### WORK TO DO
Set down each line of the material that follows, exactly, with no pictures.

### RECORDED DATA
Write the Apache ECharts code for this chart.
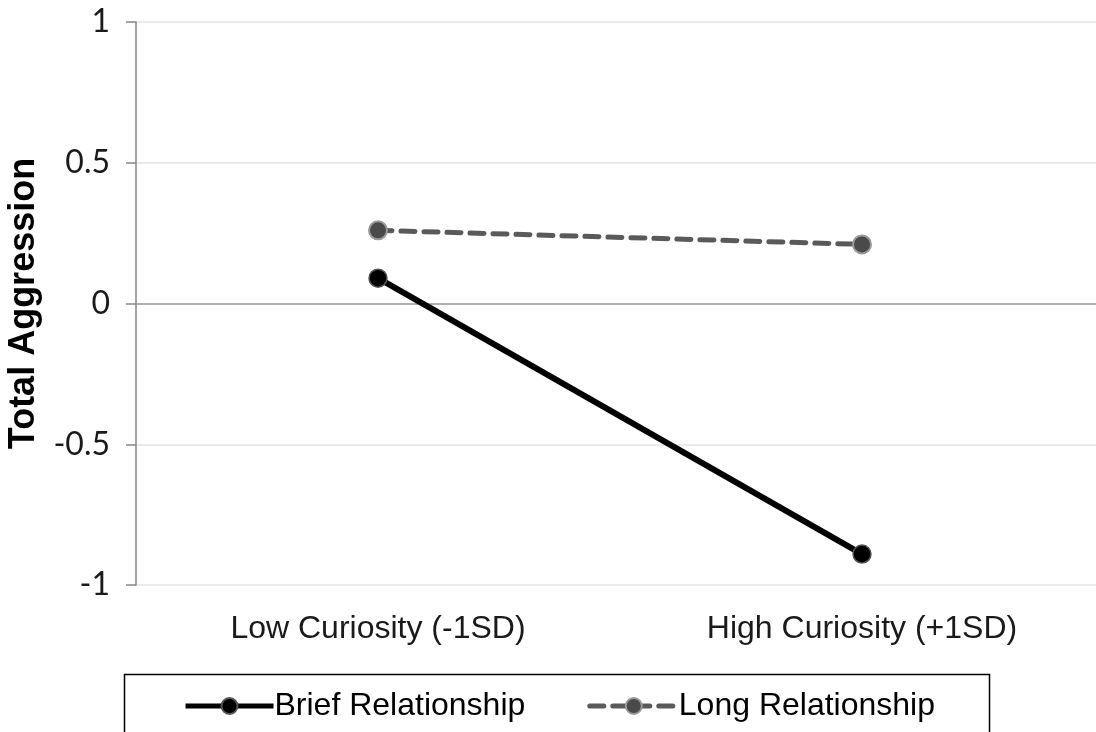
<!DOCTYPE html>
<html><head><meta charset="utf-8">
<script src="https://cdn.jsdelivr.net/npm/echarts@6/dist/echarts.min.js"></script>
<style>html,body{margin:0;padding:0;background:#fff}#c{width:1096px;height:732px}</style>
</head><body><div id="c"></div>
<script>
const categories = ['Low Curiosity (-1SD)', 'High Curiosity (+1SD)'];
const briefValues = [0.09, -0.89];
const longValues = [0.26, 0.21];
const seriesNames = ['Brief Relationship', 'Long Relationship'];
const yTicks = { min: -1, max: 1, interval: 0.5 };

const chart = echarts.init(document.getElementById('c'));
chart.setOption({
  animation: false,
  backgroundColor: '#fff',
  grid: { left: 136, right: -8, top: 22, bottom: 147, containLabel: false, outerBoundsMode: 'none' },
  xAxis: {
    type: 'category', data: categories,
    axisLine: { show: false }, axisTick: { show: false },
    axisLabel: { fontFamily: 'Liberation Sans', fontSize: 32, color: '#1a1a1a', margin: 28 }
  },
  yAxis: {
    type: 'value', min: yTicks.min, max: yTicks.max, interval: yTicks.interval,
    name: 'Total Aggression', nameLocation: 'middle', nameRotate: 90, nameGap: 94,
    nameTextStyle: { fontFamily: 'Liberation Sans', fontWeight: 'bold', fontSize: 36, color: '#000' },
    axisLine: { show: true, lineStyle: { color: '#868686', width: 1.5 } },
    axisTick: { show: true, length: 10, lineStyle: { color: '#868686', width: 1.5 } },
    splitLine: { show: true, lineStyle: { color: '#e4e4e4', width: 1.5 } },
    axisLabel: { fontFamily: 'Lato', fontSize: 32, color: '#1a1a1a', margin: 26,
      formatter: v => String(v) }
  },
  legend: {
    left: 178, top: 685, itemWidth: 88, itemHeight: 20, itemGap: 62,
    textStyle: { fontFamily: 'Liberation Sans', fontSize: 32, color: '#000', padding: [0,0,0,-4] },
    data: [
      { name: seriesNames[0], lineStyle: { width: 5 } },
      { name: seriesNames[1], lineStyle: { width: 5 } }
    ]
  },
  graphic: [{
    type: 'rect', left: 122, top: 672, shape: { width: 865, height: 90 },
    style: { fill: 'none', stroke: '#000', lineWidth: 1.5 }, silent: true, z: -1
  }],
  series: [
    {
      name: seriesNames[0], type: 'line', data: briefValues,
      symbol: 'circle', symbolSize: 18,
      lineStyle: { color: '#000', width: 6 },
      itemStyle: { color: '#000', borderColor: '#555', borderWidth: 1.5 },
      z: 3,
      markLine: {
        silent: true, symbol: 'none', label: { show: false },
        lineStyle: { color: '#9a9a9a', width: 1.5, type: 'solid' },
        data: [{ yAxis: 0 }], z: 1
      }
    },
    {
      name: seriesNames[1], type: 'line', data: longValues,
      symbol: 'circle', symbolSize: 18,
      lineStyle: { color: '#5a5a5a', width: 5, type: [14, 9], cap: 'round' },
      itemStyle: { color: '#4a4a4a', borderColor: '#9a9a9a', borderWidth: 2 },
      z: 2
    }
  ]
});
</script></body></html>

### TASK RESPONSE
Write the Apache ECharts code for this chart.
<!DOCTYPE html>
<html><head><meta charset="utf-8">
<script src="https://cdn.jsdelivr.net/npm/echarts@6/dist/echarts.min.js"></script>
<style>html,body{margin:0;padding:0;background:#fff}#c{width:1096px;height:732px}</style>
</head><body><div id="c"></div>
<script>
const categories = ['Low Curiosity (-1SD)', 'High Curiosity (+1SD)'];
const briefValues = [0.09, -0.89];
const longValues = [0.26, 0.21];
const seriesNames = ['Brief Relationship', 'Long Relationship'];
const yTicks = { min: -1, max: 1, interval: 0.5 };

const chart = echarts.init(document.getElementById('c'));
chart.setOption({
  animation: false,
  backgroundColor: '#fff',
  grid: { left: 136, right: -8, top: 22, bottom: 147, containLabel: false, outerBoundsMode: 'none' },
  xAxis: {
    type: 'category', data: categories,
    axisLine: { show: false }, axisTick: { show: false },
    axisLabel: { fontFamily: 'Liberation Sans', fontSize: 32, color: '#1a1a1a', margin: 28 }
  },
  yAxis: {
    type: 'value', min: yTicks.min, max: yTicks.max, interval: yTicks.interval,
    name: 'Total Aggression', nameLocation: 'middle', nameRotate: 90, nameGap: 94,
    nameTextStyle: { fontFamily: 'Liberation Sans', fontWeight: 'bold', fontSize: 36, color: '#000' },
    axisLine: { show: true, lineStyle: { color: '#868686', width: 1.5 } },
    axisTick: { show: true, length: 10, lineStyle: { color: '#868686', width: 1.5 } },
    splitLine: { show: true, lineStyle: { color: '#e4e4e4', width: 1.5 } },
    axisLabel: { fontFamily: 'Lato', fontSize: 32, color: '#1a1a1a', margin: 26,
      formatter: v => String(v) }
  },
  legend: {
    left: 178, top: 685, itemWidth: 88, itemHeight: 20, itemGap: 62,
    textStyle: { fontFamily: 'Liberation Sans', fontSize: 32, color: '#000', padding: [0,0,0,-4] },
    data: [
      { name: seriesNames[0], lineStyle: { width: 5 } },
      { name: seriesNames[1], lineStyle: { width: 5 } }
    ]
  },
  graphic: [{
    type: 'rect', left: 122, top: 672, shape: { width: 865, height: 90 },
    style: { fill: 'none', stroke: '#000', lineWidth: 1.5 }, silent: true, z: -1
  }],
  series: [
    {
      name: seriesNames[0], type: 'line', data: briefValues,
      symbol: 'circle', symbolSize: 18,
      lineStyle: { color: '#000', width: 6 },
      itemStyle: { color: '#000', borderColor: '#555', borderWidth: 1.5 },
      z: 3,
      markLine: {
        silent: true, symbol: 'none', label: { show: false },
        lineStyle: { color: '#9a9a9a', width: 1.5, type: 'solid' },
        data: [{ yAxis: 0 }], z: 1
      }
    },
    {
      name: seriesNames[1], type: 'line', data: longValues,
      symbol: 'circle', symbolSize: 18,
      lineStyle: { color: '#5a5a5a', width: 5, type: [14, 9], cap: 'round' },
      itemStyle: { color: '#4a4a4a', borderColor: '#9a9a9a', borderWidth: 2 },
      z: 2
    }
  ]
});
</script></body></html>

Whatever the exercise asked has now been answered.